The Houston oil and gas explorer said it entered into agreements with almost all of its bank group to extend maturities and modify other terms and conditions of its $2 billion revolving line of credit and its $750 million term loan.

Specifically, Southwestern restructured its $2 billion credit facility into a $1.191 billion secured term loan and a $743 million revolving credit facility due Dec. 14, 2020 and extended its $750 million term loan from Dec. 14, 2018 to Dec. 14, 2020 provided that at least $375 million is paid by June 30, 2017.

Southwestern CEO and president Bill Way said in a statement that the company has extended liquidity availability and a major portion of its debt by two years with only modest additional cost and covenants. "These actions deliver on the plan we discussed previously to strengthen the balance sheet, which is a key component of setting the company up for value adding growth," he said.
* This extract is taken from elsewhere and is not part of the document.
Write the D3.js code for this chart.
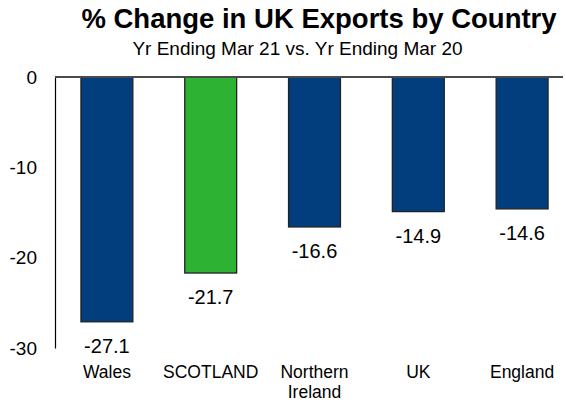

Jefferies LLC analyst Jonathan Wolff is still concerned about the company, saying the move will increase its annual interest expense by $35 million and give it only $800 million of available liquidity less a bank requirement to always have $300 million to $500 million on its balance sheet. He has an underperform rating on the stock with a price target of $5 per share.

"Clearly, today's move with the banks was an 'emergency' first step," he said. "SWN's assets are in severe decline and we think significant equity issuances/asset sales remain an urgent need."

Analysts at Tudor, Pickering, Holt & Co., which has a hold rating on the stock, noted that proceeds from any future asset sales and certain debt/equity issuances will have to repay the $750 million term loan first and that selling more undeveloped acreage may not be enough to recapitalize the business "given the treadmill of declining production." However, they noted, announcing another asset sale could further improve the market's perception of financial health "and thus the cost of equity, opening the window for a capital infusion."

Kashy Harrison, an analyst at Piper Jaffray unit Simmons & Co. International, which is neutral on the stock, said that while the move is not a deleveraging event, the renegotiation buys the company time to pursue balance sheet de-levering transactions and ultimately increases option value associated with improving commodity prices.

Seaport Global Securities analyst Mike Kelly agrees that Southwestern still has more work to do to clean up the balance sheet, including another $976 million in notes due 2018, and he thinks shareholder dilution through a significant equity raise or selling core acreage "is a likely outcome." He has a sell rating on the stock with a price target of $6 per share.

Southwestern has been making moves to conserve cash and pay down its debt through the industry downturn. In March it said it would pay its $27 million quarterly preferred dividend with common shares in lieu of cash, which would dilute the value of existing stockholders' stock but help the company bridge the gap between its cash flow and its expenditures.

Earlier this month the company agreed to sell some of its Marcellus natural gas assets in West Virginia to Denver oil and gas explorer Antero Resources Corp. (AR) - Get Report for $450 million, using the proceeds to reduce the principal balance of its term loan due in November 2018.

Southwestern appears on the "Stressed Out" list compiled by Real Money.